You can help your child succeed by giving them opportunities when they’re a teenager. You can also encourage them to apply for jobs at other businesses that will give them similar skills.
When they’re older, look at their values, career history, and motivation. Are they truly aligned with the business’s needs and the brand’s ethos?
If you have multiple children, use an objective assessment to create a fair selection process.
Will My Child Follow My Values?
After you pour years of work into building your business, you’ll want to see your successor run the business in a way that you respect.
So, can you trust your child to manage the business as you have?
To answer that question:
- Assess how well your child understands your principles.
- Watch how they handle responsibilities.
- Talk to them about the decisions you face, and ask what they would do. Then share your thinking, and see how they respond.
Ultimately, you’re going to need to assess:
- Will your child make decisions that align with your values?
- Will they treat your customers and employees the way you want them to be treated?
- Will they pay the bills on time?
- Will they leave enough cash in the business to allow for smooth operations and a rainy day?
- Will they avoid debt or other forms of risk that can jeopardize the future of your business?

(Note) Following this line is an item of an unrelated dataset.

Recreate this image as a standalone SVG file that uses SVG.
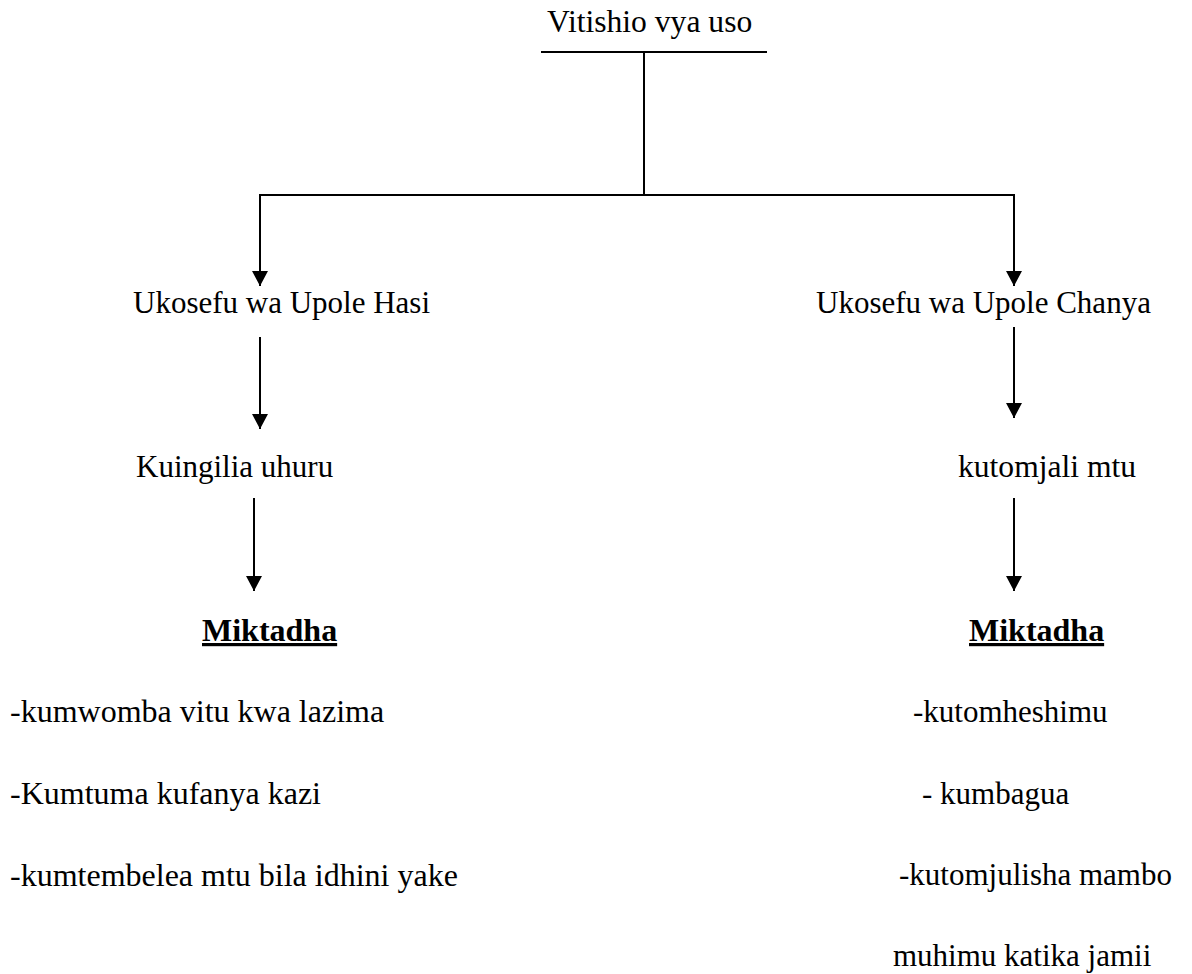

When you’re ready to pass on the business, discuss your expectations. This will help ensure your child takes the job seriously and respects the foundation you've built.
Will This Cause Jealousy?
When you award one child a special role, it can make your other kids feel jealous.
To avoid family tension, communicate openly with your kids about your decision-making process. Have a sit-down meeting and explain, “The best person wins. I’m not going to hire somebody because I love them more. I’m going to hire them because it’s what’s best for the business.”
Have this meeting before you choose a successor. It’s more fair to your kids. It lets them know what to expect so they can tailor their actions accordingly. It will also help prevent resentment once you make a decision. They’ll know in advance that your decision is not personal, it’s business.
Is There Enough Compensation?
To be fair to all their children, many people choose one child to own and manage their business, and they make their other children shareholders.
If you go this route, you need to ask yourself: Does my compensation plan sufficiently incentivize the child who will manage the business?
You need to ensure that the business rewards align with the responsibilities and expectations.
- Are the incentives comparable to industry standards?
- Is the pay better than what your child could get if they went across the street and took another job?
Discuss these aspects with your child to confirm their motivation and commitment. This will build trust and ensure that they are not just taking the job as a favor to you, but because they’re genuinely invested in the business’s success.
Is My Franchisor On Board?
All franchise agreements restrict the franchisee's right to transfer the franchise. These provisions are key to maintaining the brand’s uniformity and quality standards.
Not all franchises are open to the idea of family succession. If your succession plan does not comply with ownership transfer policies, you can actually lose your franchise agreement.
So, if you want to set up a family business, it's important to choose a franchise that aligns with your goal.
- Look at their record. When you explore franchise options, focus on brands that are known to support family transitions.
- Review transferability clauses in your area development agreement and other franchise agreements.
- Confirm any requirements the franchisor might have for succession directly with the franchisor.
- Protect yourself. Consult with an attorney who specializes in franchising and succession planning. They can help ensure you have enough documentation to confirm any details you discussed with the franchisor verbally.
Do I Have a Succession Plan?
Succession planning is critical for the longevity and stability of your family business.
For best results, you should start this process 5-10 years before a transition.
- Give each of your kids a fair chance. Don’t let your own assumptions get in the way based on age or gender.
- Identify a successor. When your kids are in their teens or twenties, discuss with them if they’re interested in running your business later.
- Provide training to your kids who are interested. The way they respond to your questions and training will help you choose the right successor.
- Create a detailed plan. Your plan should cover all aspects of the transition, including roles, responsibilities, and timelines. Document it and update it as needed to reflect any changes in your business or family dynamics.
- Be transparent. Every year or two, hold a family meeting. Use this time to share business updates, clarify roles, and build consensus in your family about the future growth and ownership of your business.
Am I Ready to Give Up Control?
Relinquishing control is often a challenging aspect of succession planning, especially for founders who have spent years building their businesses.
It’s key to focus on the continuity of your business, not your personal control over it.
- Use a phased approach. Let your successor gradually take on more responsibilities as you slowly step back. This will minimize disruptions and create stability.
- Provide guidance. However, avoid any undue interference during the transition.
- Address the emotional aspects. Retirement and succession are emotional. It helps to talk about it.
Do I Have a Buy-Sell Agreement?
Sometimes, a sudden ownership change is necessary. You might have an unexpected health challenge or a change in your living situation.
Consider setting up a buy-sell agreement, funded by insurance, to ensure business continuity.
This strategy protects your business from the financial impact of unexpected departures.
It also provides a clear, agreed-upon method for transferring ownership under such circumstances. This is good for all stakeholders in your business, including your customers and employees.
Wrapping Up
To set up a family business through franchising, make sure you set your children up for success, leave them the final choice over what they want to do with their lives, carefully evaluate the right child to take over leadership. Also, be sure to plan ahead with your franchisor for a transition.